The office of the American presidency had a legacy in the Philippines that embodied a paternalist relationship between the appointed Resident Commissioner and his Filipino “wards.” President Roosevelt modified this memory by sustaining his own image of his office. Roosevelt emerged in World War II as the American who legally declared the Philippines free. He applied these efforts to the American war effort in the region. Roosevelt made a speech directly to the Filipinos in the Philippines in August 1943 that encouraged their efforts and provided the weight of the presidency to their cause. In their shared effort against “a common enemy in the East as well as the West,” President Roosevelt declared, “‘I call upon you, the heroic people of the Philippines, to stand firm in your faith, to stand firm against the false promises of the Japanese just as your fighting men and our fighting men stood firm together against their barbaric attacks.’” The international scope of World War II extended to the Philippines through Roosevelt’s address. They are actors in a global community against the common enemy of democracy and freedom. Their efforts will contribute to the future safety of the world and solidify their position among all nations.

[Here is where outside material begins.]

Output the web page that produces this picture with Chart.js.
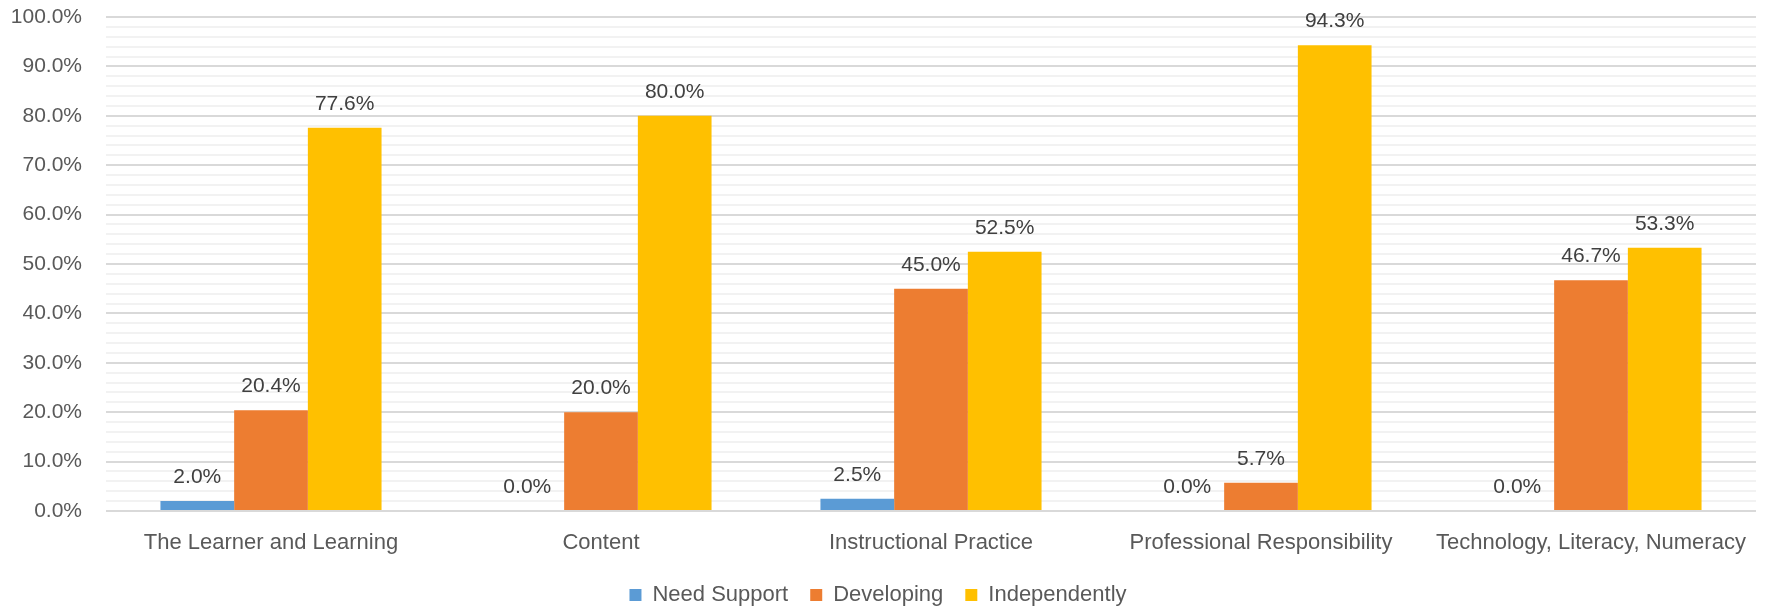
<!DOCTYPE html>
<html>
<head>
<meta charset="utf-8">
<script src="https://cdn.jsdelivr.net/npm/chart.js@4/dist/chart.umd.min.js"></script>
<style>
    html, body { margin: 0; padding: 0; background: #ffffff; }
    #wrap { width: 1767px; height: 610px; position: relative; }
</style>
</head>
<body>
<div id="wrap"><canvas id="chart"></canvas></div>
<script>
const categories = [
    "The Learner and Learning",
    "Content",
    "Instructional Practice",
    "Professional Responsibility",
    "Technology, Literacy, Numeracy"
];

const needSupport = [2.0, 0.0, 2.5, 0.0, 0.0];
const developing = [20.4, 20.0, 45.0, 5.7, 46.7];
const independently = [77.6, 80.0, 52.5, 94.3, 53.3];

const yMax = 100;
const yStep = 2;
const yLabelStep = 10;

const FONT = "'Liberation Sans', Arial, sans-serif";

// values written above each bar
const barLabels = {
    id: "barLabels",
    afterDatasetsDraw(chart) {
        const ctx = chart.ctx;
        ctx.save();
        ctx.font = "21px " + FONT;
        ctx.fillStyle = "#404040";
        ctx.textAlign = "center";
        ctx.textBaseline = "alphabetic";
        chart.data.datasets.forEach((ds, i) => {
            chart.getDatasetMeta(i).data.forEach((bar, j) => {
                ctx.fillText(ds.data[j].toFixed(1) + "%", bar.x, bar.y - 18);
            });
        });
        ctx.restore();
    }
};

// keep the legend band short so it sits near the bottom edge
const legendHeight = {
    id: "legendHeight",
    beforeInit(chart) {
        const legend = chart.legend;
        if (!legend) return;
        const fit = legend.fit;
        legend.fit = function () {
            fit.call(this);
            this.height = 48;
        };
    }
};

new Chart(document.getElementById("chart"), {
    type: "bar",

    data: {
        labels: categories,
        datasets: [
            { label: "Need Support", data: needSupport, backgroundColor: "#5B9BD5" },
            { label: "Developing", data: developing, backgroundColor: "#ED7D31" },
            { label: "Independently", data: independently, backgroundColor: "#FFC000" }
        ]
    },

    options: {
        responsive: true,
        maintainAspectRatio: false,
        animation: false,

        layout: {
            padding: { top: 17, right: 11, bottom: 0, left: 0 }
        },

        datasets: {
            bar: {
                categoryPercentage: 0.67,
                barPercentage: 1.0,
                borderWidth: 0
            }
        },

        plugins: {
            legend: {
                position: "bottom",
                labels: {
                    boxWidth: 12,
                    boxHeight: 12,
                    padding: 22,
                    color: "#595959",
                    font: { family: FONT, size: 22 }
                }
            },
            tooltip: { enabled: false }
        },

        scales: {
            x: {
                afterFit(scale) {
                    scale.height = 51;
                },
                grid: { display: false },
                border: { display: false },
                ticks: {
                    color: "#595959",
                    font: { family: FONT, size: 22 },
                    padding: 11,
                    maxRotation: 0
                }
            },

            y: {
                min: 0,
                max: yMax,
                border: { display: false },
                afterFit(scale) {
                    scale.width = 106;
                    scale.paddingTop = 0;
                    scale.paddingBottom = 0;
                },
                grid: {
                    drawTicks: false,
                    lineWidth: 2,
                    color: (c) => (Math.round(c.tick.value) % yLabelStep === 0 ? "#d9d9d9" : "#f2f2f2")
                },
                ticks: {
                    stepSize: yStep,
                    autoSkip: false,
                    padding: 24,
                    color: "#595959",
                    font: { family: FONT, size: 21 },
                    callback: (v) => (Math.round(v) % yLabelStep === 0 ? v.toFixed(1) + "%" : "")
                }
            }
        }
    },

    plugins: [barLabels, legendHeight]
});
</script>
</body>
</html>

Roosevelt shifts his focus to the American people two months following his address to the Philippines. He specifically addresses the issue of Philippine independence and recommends to Congress several steps to assure this deserved right. Following his recommendations he states, “All of this is due to the Filipino people in recognition of their heroic role in this war, the political ties which have bound us together, and the bonds of friendship which will join us together in the future.” Roosevelt validated this reconstructed past through the manner in which he classified independence. It is first through participating in World War II that the Filipino demonstrates his ability to self-govern. Philippine-American “political ties” have formed our past, yet “bonds of friendship” accompany the future. This address employs images of mutual respect that were never present in past Philippine-American relationships.